Il ciclo dei grandi poemi sinfonici di Richard Strauss, dunque, si offre all’attenzione come un’esperienza profondamente unitaria e ben definita anche cronologicamente. Basta un’occhiata ai titoli di questi lavori per cogliere immediatamente la convinzione estetica che vi è sottesa: ossia quella che l’atto compositivo sia anzitutto fatto poetico, poesia per sonos anziché per verba. In una lettera al direttore d’orchestra Hans von Bülow, giusto nell’agosto 1888, Strauss scriveva:
Se si vuol creare un’opera artistica unitaria per sfondo e costruzione complessiva, e se si vuole che essa agisca in senso plastico sull’ascoltatore, bisogna che ciò che l’autore intende dire appaia anche plasticamente agli occhi del suo spirito. Ciò è possibile quando esista lo stimolo di un’idea poetica, indipendentemente dal fatto che essa sia o meno aggiunta all’opera come programma.
Poco più tardi, nel gennaio ’89: «La nostra arte è espressione, e un’opera musicale che sia priva di un vero contenuto poetico da esprimere (un contenuto, naturalmente, tale da non potersi in realtà rappresentare altro che con i suoni, ma che possa essere suggerito con le parole; solo sugrerito, però) a mio parere è tutto, fuorché musica». Concetti abbastanza chiari: l’idea poetica è assunta come ‘stimolo’, il programma è qualcosa che le parole possono suggerire (e soltanto suggerire).
Nel pieno di un vigoroso fervore compositivo, naturalmente orientato verso l’orchestra da molteplici esperienze professionali, Strauss scrisse la sua prima grande partitura sinfonica scegliendo un tema che come pochi altri era suscettibile di accogliere ed esprimere le istanze di un esuberante vitalismo: l’eros, l’istinto elementare del possesso e della sopravvivenza incarnato nel mito eterno di Don Giovanni. La fonte fu trovata nel poema Don Juan di Nikolaus Lenau (1802-50): a meglio chiarire il proprio intendimento, il musicista ne riportò sulla partitura tre citazioni, relative la prima all’inesausta ansia di piacere del protagonista, la seconda al desiderio sempre nuovo e sempre diverso di fronte a ogni donna, la terza alla ‘calma dopo la tempesta’, quando ogni desiderio prende apparenza di morte.
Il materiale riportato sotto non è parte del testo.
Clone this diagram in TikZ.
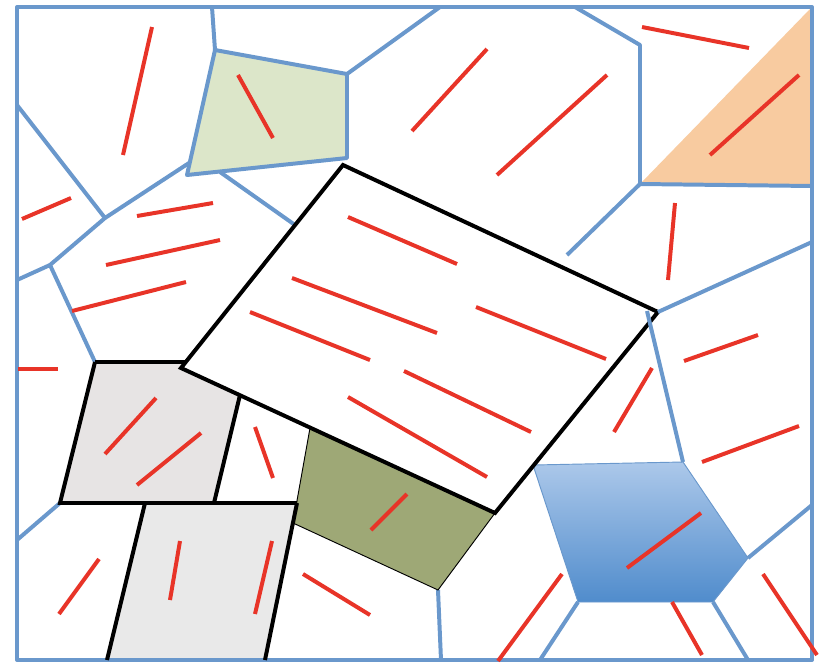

Tutto ciò trovò traduzione sonora in un impianto formale libero, vagamente ricollegabile alla sonata e al rondò, percorso da un’invenzione tematica straordinariamente fertile, unita alle arditezze di un’armonia post-wagneriana e affidata a un ordito strumentale smagliante. Motivi, armonia, timbro, ogni parametro della costruzione assume un inumdiato valore gestuale (giusta quell’esigenza di evidenza ‘plastica’ di cui parlava Strauss): dal primo tema, figura musicale del protagonista che apre Don Juan con slancio irresistibile, a tutti i motivi secondari che via via si succedono a disegnare i diversi aspetti dell’ideale femminile, a quello, veramente memorabile, che i corni, introducendo l’episodio conclusivo del poema, stagliano contro il teso tremolo degli archi. Le rutilanti prospettive sonore e le intuizioni fantastiche della composizione richiedono a orchestra e direttore impavido virtuosismo; né questo è l’ultimo dei motivi della sua perenne presa sul pubblico. Proprio per il suo essere la prima grande pagina di una grande esperienza Don Juan sembra, rispetto alle successive prove di Strauss, proporsi come un’ideale epigrafe ribadita dalle parole di Lenau: «Avanti, dunque, verso nuovi trionfi, finché nei polsi robusti batta gioventú».